In a nutshell, I view Hain Celestial’s latest portfolio rationalization move as a favorable development for the company.
But Q3 FY 2024 Results Might Miss Analysts’ Expectations
HAIN is expected to report its financial results for the third quarter of fiscal 2024 (January 1, 2024 to March 31, 2024) on May 3, 2024.
The sell side has a pretty optimistic view of Hain Celestial’s expected Q3 FY 2024 financial performance. HAIN is forecasted to deliver a revenue growth of +2.5% YoY in the third quarter of the current fiscal year, which could potentially represent its first quarter of positive top line expansion since Q4 FY 2022. Also, the market sees Hain Celestial’s normalized EPS contraction narrowing from -40.0% YoY for Q2 FY 2024 to -5.1% YoY in Q3 FY 2024.
I think that HAIN’s actual Q3 FY 2024 results might disappoint the analysts, taking into account three key factors.
Firstly, Hain Celestial is expected to trade off short-term top line growth for long-term margin expansion with its product portfolio optimization actions.

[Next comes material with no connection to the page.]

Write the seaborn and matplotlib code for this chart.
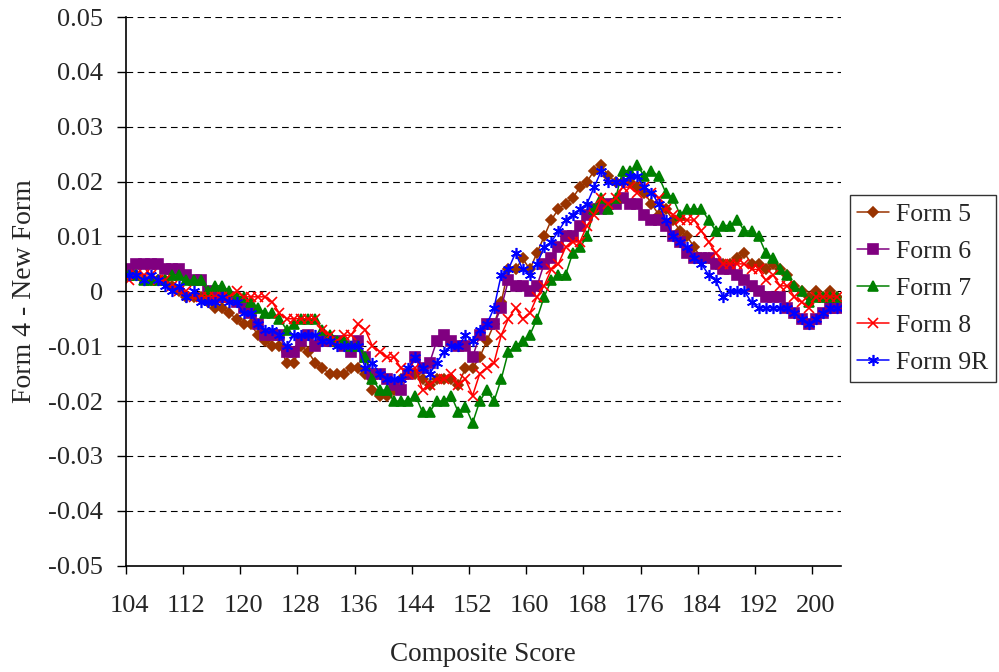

At the company’s Q2 FY 2024 earnings briefing, HAIN acknowledged that it might be negatively impacted by “a near-term revenue headwind as we rationalize lower margin SKUs (Stock Keeping Units).” Earlier, I mentioned in my October 24, 2023 write-up that “it will likely take a couple of years before Hain Celestial can fully enjoy the success of its new ‘Hain Imagined’ strategy.”
In other words, the short-term pain associated with the implementation of the company’s new “Hain Reimagined” corporate strategy is unavoidable.
Secondly, HAIN might have found it difficult to raise prices to boost the company’s profitability in the most recent quarter.
An April 10, 2024 Seeking Alpha News article indicated that the monthly “inflation for food at home” had been lower than 2% between October 2023 and March 2024 with “consumer pushback on pricing” being a key reason for the lower-than-expected food inflation.
The current consensus financial estimates for Hain Celestial point to an expected improvement in the company’s gross margin from 21.4% in Q3 FY 2023 to 23.1% (source: S&P Capital IQ) for Q3 FY 2024. Assuming that HAIN’s actual price increases were much less substantial than what the market anticipated, Hain Celestial’s actual gross margin and earnings in the third quarter of this fiscal year could possibly fall short of expectations.
Thirdly, the unfavorable effects of negative operating leverage could be more significant than what one would have expected.
In early February this year, HAIN revised the mid-point of the company’s full-year FY 2024 (YE June 30, 2024) EBITDA guidance downwards from $160.0 million to $157.5 million. Hain Celestial explained at its most recent quarterly results briefing that it lowered its guidance because “we are seeing some plant costs deleveraging on the lower volumes versus our initial expectations.” In other words, a more modest pace of sales expansion translates into lower plant utilization, which could potentially hurt the company’s profit margins in a meaningful way as result of negative operating leverage.
In summary, I am of the opinion that Hain Celestial’s early-May Q3 FY 2024 earnings announcement could turn out to be a disappointment for the market.
Final Thoughts
I still rate Hain Celestial as a Hold, considering my mixed view of the stock. On the positive side of things, HAIN continues to optimize its business portfolio, as evidenced by the recent sale of its cookie business. On the negative side of things, Hain Celestial is at risk of reporting below-expectations Q3 FY 2024 earnings.
Also, HAIN appears to be trading at a fair valuation, with its operating earnings multiple being close to its operating earnings growth rate. As per S&P Capital IQ valuation data, Hain Celestial’s trailing twelve months’ EV/EBITDA multiple and consensus FY 2024-2027 EBITDA CAGR forecast were 10.9 times and 10.1%, respectively.